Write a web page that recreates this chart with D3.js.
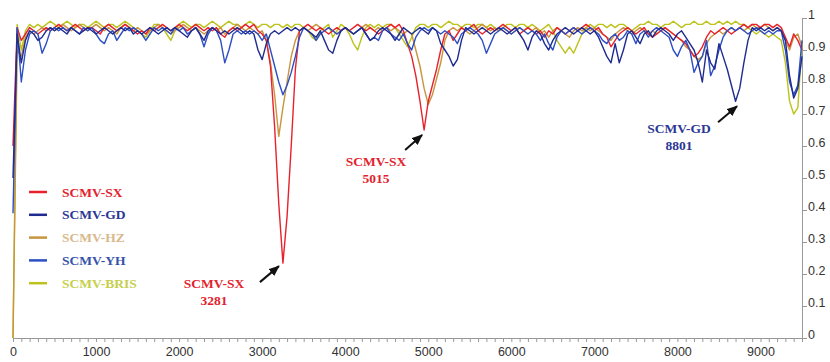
<!DOCTYPE html>
<html>
<head>
<meta charset="utf-8">
<script src="https://cdn.jsdelivr.net/npm/d3@7"></script>
<style>
  body { margin: 0; background: #fff; }
  .axis text { font-family: Arial, "Liberation Sans", sans-serif; font-size: 12.5px; fill: #333; }
  .axis path, .axis line { stroke: #999; }
  .lbl { font-family: "Times New Roman", "Liberation Serif", serif; font-size: 13.5px; font-weight: bold; }
</style>
</head>
<body>
<svg id="chart" width="830" height="362"></svg>
<script>
// window start positions (nt), one value per window for each strain
const positions = d3.range(0, 9501, 50);

const sx = [
  .60,.97,.93,.95,.97,.96,.95,.96,.97,.96, .97,.98,.97,.96,.97,.98,.97,.96,.97,.97,
  .96,.95,.97,.98,.97,.96,.97,.98,.97,.96, .95,.96,.95,.97,.96,.97,.98,.97,.96,.97,
  .98,.97,.96,.97,.98,.97,.96,.97,.96,.97, .95,.94,.96,.97,.96,.97,.98,.97,.98,.96,
  .95,.93,.85,.66,.42,.234,.38,.60,.84,.96, .97,.98,.97,.96,.97,.96,.95,.96,.97,.96,
  .97,.96,.97,.98,.97,.96,.97,.96,.95,.96, .97,.98,.97,.98,.96,.92,.88,.82,.74,.65,
  .74,.79,.84,.90,.95,.96,.93,.95,.97,.96, .97,.98,.96,.95,.96,.97,.96,.97,.98,.97,
  .96,.97,.95,.96,.97,.96,.95,.96,.94,.96, .95,.97,.96,.95,.96,.97,.96,.97,.98,.97,
  .96,.97,.95,.94,.91,.93,.95,.96,.97,.96, .95,.96,.97,.95,.94,.95,.96,.97,.96,.95,
  .94,.93,.92,.90,.88,.89,.91,.94,.96,.95, .96,.97,.96,.95,.96,.97,.98,.97,.98,.98,
  .97,.98,.98,.97,.98,.97,.94,.91,.95,.93, .90
];
const gd = [
  .50,.95,.86,.93,.96,.95,.93,.94,.96,.97, .96,.97,.96,.95,.97,.96,.95,.96,.97,.96,
  .95,.96,.97,.96,.95,.96,.97,.96,.97,.95, .96,.95,.96,.97,.96,.95,.96,.97,.96,.97,
  .96,.95,.94,.96,.97,.95,.93,.96,.97,.96, .95,.96,.95,.96,.97,.96,.95,.96,.95,.90,
  .87,.92,.95,.96,.95,.96,.97,.96,.97,.96, .97,.96,.95,.94,.96,.93,.90,.89,.93,.96,
  .97,.96,.95,.96,.97,.95,.93,.94,.96,.97, .96,.95,.93,.95,.97,.96,.95,.96,.97,.96,
  .95,.97,.96,.92,.90,.88,.85,.87,.93,.97, .96,.95,.96,.97,.96,.95,.96,.97,.96,.95,
  .96,.97,.95,.93,.90,.94,.96,.95,.92,.90, .93,.95,.96,.97,.96,.95,.96,.97,.96,.95,
  .96,.94,.91,.88,.86,.92,.86,.90,.95,.96, .94,.92,.95,.96,.94,.96,.97,.96,.95,.93,
  .95,.96,.94,.92,.90,.86,.80,.90,.86,.84, .92,.88,.84,.79,.74,.78,.86,.93,.97,.96,
  .97,.96,.97,.96,.97,.96,.93,.82,.75,.78, .88
];
const hz = [
  0,.90,.88,.94,.96,.95,.96,.97,.96,.97, .96,.97,.98,.97,.96,.97,.98,.97,.96,.97,
  .98,.97,.96,.97,.96,.95,.97,.98,.97,.96, .97,.96,.95,.96,.97,.98,.97,.96,.95,.96,
  .97,.98,.97,.96,.97,.96,.95,.96,.97,.96, .97,.95,.96,.97,.98,.97,.96,.97,.96,.95,
  .96,.93,.86,.76,.63,.72,.80,.88,.93,.96, .97,.96,.97,.98,.97,.96,.97,.96,.95,.96,
  .97,.96,.95,.96,.97,.98,.97,.96,.97,.96, .97,.96,.97,.96,.95,.96,.95,.90,.85,.78,
  .73,.76,.81,.86,.93,.96,.97,.96,.97,.96, .95,.96,.97,.98,.97,.96,.97,.96,.97,.96,
  .95,.96,.97,.96,.97,.96,.97,.95,.96,.94, .96,.97,.96,.95,.94,.96,.97,.96,.97,.96,
  .97,.96,.95,.94,.93,.95,.96,.97,.96,.95, .96,.97,.96,.95,.96,.95,.96,.97,.96,.95,
  .94,.93,.91,.90,.88,.87,.88,.92,.94,.95, .96,.95,.96,.97,.96,.97,.96,.97,.98,.97,
  .97,.98,.97,.96,.97,.96,.93,.90,.94,.95, .91
];
const yh = [
  .39,.97,.80,.90,.95,.96,.95,.89,.92,.96, .97,.96,.97,.96,.97,.96,.95,.97,.96,.97,
  .95,.93,.92,.95,.96,.93,.95,.97,.96,.97, .96,.95,.93,.95,.97,.96,.97,.96,.95,.97,
  .96,.97,.95,.96,.97,.95,.91,.95,.97,.96, .93,.86,.90,.95,.96,.95,.96,.95,.96,.95,
  .93,.95,.90,.85,.80,.76,.79,.83,.88,.94, .97,.96,.95,.93,.95,.96,.97,.96,.95,.96,
  .97,.96,.95,.96,.97,.95,.93,.94,.93,.96, .97,.95,.94,.93,.95,.92,.90,.94,.96,.97,
  .96,.97,.96,.95,.96,.95,.94,.92,.95,.96, .97,.96,.95,.93,.89,.92,.95,.96,.97,.96,
  .95,.96,.97,.96,.95,.96,.95,.93,.95,.92, .90,.94,.96,.95,.96,.97,.96,.95,.96,.97,
  .96,.95,.93,.92,.94,.95,.93,.94,.96,.95, .92,.95,.96,.94,.96,.97,.96,.95,.94,.90,
  .88,.91,.93,.90,.83,.86,.88,.93,.82,.85, .90,.94,.96,.97,.96,.97,.96,.95,.96,.97,
  .96,.95,.96,.95,.96,.96,.90,.80,.76,.79, .93
];
const bris = [
  0,.98,.90,.96,.98,.97,.98,.97,.98,.99, .98,.97,.98,.99,.98,.97,.98,.98,.97,.98,
  .99,.98,.97,.98,.98,.97,.98,.99,.98,.97, .96,.95,.94,.96,.98,.98,.97,.95,.93,.96,
  .98,.99,.98,.97,.98,.98,.97,.98,.99,.98, .97,.98,.99,.98,.98,.97,.98,.99,.98,.97,
  .98,.98,.97,.98,.98,.97,.98,.97,.98,.98, .97,.96,.94,.93,.96,.97,.98,.94,.96,.98,
  .97,.95,.92,.90,.94,.97,.98,.97,.98,.97, .98,.98,.97,.95,.93,.91,.94,.97,.98,.98,
  .97,.98,.98,.97,.98,.99,.98,.98,.97,.98, .98,.97,.98,.98,.97,.98,.97,.96,.97,.98,
  .98,.97,.98,.98,.97,.98,.97,.96,.97,.98, .96,.93,.91,.89,.91,.89,.92,.95,.97,.98,
  .97,.98,.98,.97,.98,.97,.98,.98,.97,.96, .97,.98,.98,.99,.98,.98,.97,.98,.98,.99,
  .98,.97,.98,.98,.99,.98,.98,.99,.98,.98, .99,.98,.99,.98,.99,.98,.98,.97,.96,.95,
  .96,.95,.94,.95,.94,.93,.86,.74,.70,.72, .92
];

const strainNames = ['SCMV-SX', 'SCMV-GD', 'SCMV-HZ', 'SCMV-YH', 'SCMV-BRIS'];
const strainValues = [sx, gd, hz, yh, bris];
const lineColours = ['#e8212c', '#1f2b8f', '#c8943e', '#2c4fc4', '#bdc31c'];
const textColours = ['#e3222e', '#2b3794', '#d8b98c', '#3552aa', '#c6cf4c'];
const drawOrder = [4, 2, 0, 3, 1];

const xLabelTicks = d3.range(0, 9001, 1000);
const xMinorTicks = d3.range(0, 9501, 100);
const yTicks = d3.range(0, 11).map(d => d / 10);

// callouts: which strain, window to search its minimum in, and the labels
const callouts = [
  { strain: 0, from: 3000, to: 3500, lines: ['SCMV-SX', '3281'], tip: [-4, 3], tail: [-23, 19], text: [-69, 24.5] },
  { strain: 0, from: 4700, to: 5200, lines: ['SCMV-SX', '5015'], tip: [-2, 5], tail: [-19, 20], text: [-48, 35.5] },
  { strain: 1, from: 8400, to: 9000, lines: ['SCMV-GD', '8801'], tip: [1.5, 5], tail: [-17.5, 21], text: [-56.5, 31.5] },
];

const svg = d3.select('#chart');
const margins = { left: 13, right: 28, top: 18, bottom: 24 };
const width = 830, height = 362;

const x = d3.scaleLinear().domain([0, 9500]).range([margins.left, width - margins.right]);
const y = d3.scaleLinear().domain([0, 1]).range([height - margins.bottom, margins.top]);

// x axis: minor ticks every 100, labels on the thousands
const xAxis = d3.axisBottom(x)
  .tickValues(xMinorTicks)
  .tickSize(4)
  .tickSizeOuter(0)
  .tickPadding(5)
  .tickFormat(d => xLabelTicks.includes(d) ? d3.format('d')(d) : '');

svg.append('g')
  .attr('class', 'axis x-axis')
  .attr('transform', `translate(0, ${y(0)})`)
  .call(xAxis);

// y axis on the right
const yAxis = d3.axisRight(y)
  .tickValues(yTicks)
  .tickSize(5)
  .tickSizeOuter(0)
  .tickPadding(1)
  .tickFormat(d => d3.format('~g')(d));

svg.append('g')
  .attr('class', 'axis y-axis')
  .attr('transform', `translate(${x(9500)}, 0)`)
  .call(yAxis)
  .selectAll('text')
  .attr('dy', '0em');

// lines
const line = d3.line()
  .x((d, i) => x(positions[i]))
  .y(d => y(d));

const dataContainer = svg.append('g').attr('class', 'data-container');
drawOrder.forEach(k => {
  dataContainer.append('path')
    .datum(strainValues[k])
    .attr('d', line)
    .style('fill', 'none')
    .style('stroke', lineColours[k])
    .style('stroke-width', 1.4)
    .style('stroke-linejoin', 'round');
});

// legend
const legend = svg.append('g').attr('class', 'legend-container');
strainNames.forEach((name, i) => {
  const rowY = 192 + i * 22.8;
  legend.append('line')
    .attr('x1', 29).attr('x2', 47)
    .attr('y1', rowY).attr('y2', rowY)
    .style('stroke', lineColours[i])
    .style('stroke-width', 2.5);
  legend.append('text')
    .attr('class', 'lbl')
    .attr('x', 62).attr('y', rowY + 4.5)
    .style('fill', textColours[i])
    .text(name);
});

// arrow head
svg.append('defs').append('marker')
  .attr('id', 'head')
  .attr('markerUnits', 'userSpaceOnUse')
  .attr('markerWidth', 11).attr('markerHeight', 9)
  .attr('refX', 10).attr('refY', 4.5)
  .attr('orient', 'auto')
  .append('path')
  .attr('d', 'M0,0 L11,4.5 L0,9 Z')
  .style('fill', '#111');

const notes = svg.append('g').attr('class', 'callouts');
callouts.forEach(c => {
  const vals = strainValues[c.strain];
  let best = -1;
  positions.forEach((p, i) => {
    if (p >= c.from && p <= c.to && (best < 0 || vals[i] < vals[best])) best = i;
  });
  const px = x(positions[best]);
  const py = y(vals[best]);

  notes.append('line')
    .attr('x1', px + c.tail[0]).attr('y1', py + c.tail[1])
    .attr('x2', px + c.tip[0]).attr('y2', py + c.tip[1])
    .style('stroke', '#111')
    .style('stroke-width', 2)
    .attr('marker-end', 'url(#head)');

  c.lines.forEach((t, j) => {
    notes.append('text')
      .attr('class', 'lbl')
      .attr('x', px + c.text[0])
      .attr('y', py + c.text[1] + j * 17)
      .attr('text-anchor', 'middle')
      .style('fill', textColours[c.strain])
      .text(t);
  });
});
</script>
</body>
</html>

# # #

Repeat the lines of the listing above verbatim, beginning at its first line and ending at the line containing "const positions = d3.range(0, 9501, 50);", which is included. Omit pictures.

Write a web page that recreates this chart with D3.js.
<!DOCTYPE html>
<html>
<head>
<meta charset="utf-8">
<script src="https://cdn.jsdelivr.net/npm/d3@7"></script>
<style>
  body { margin: 0; background: #fff; }
  .axis text { font-family: Arial, "Liberation Sans", sans-serif; font-size: 12.5px; fill: #333; }
  .axis path, .axis line { stroke: #999; }
  .lbl { font-family: "Times New Roman", "Liberation Serif", serif; font-size: 13.5px; font-weight: bold; }
</style>
</head>
<body>
<svg id="chart" width="830" height="362"></svg>
<script>
// window start positions (nt), one value per window for each strain
const positions = d3.range(0, 9501, 50);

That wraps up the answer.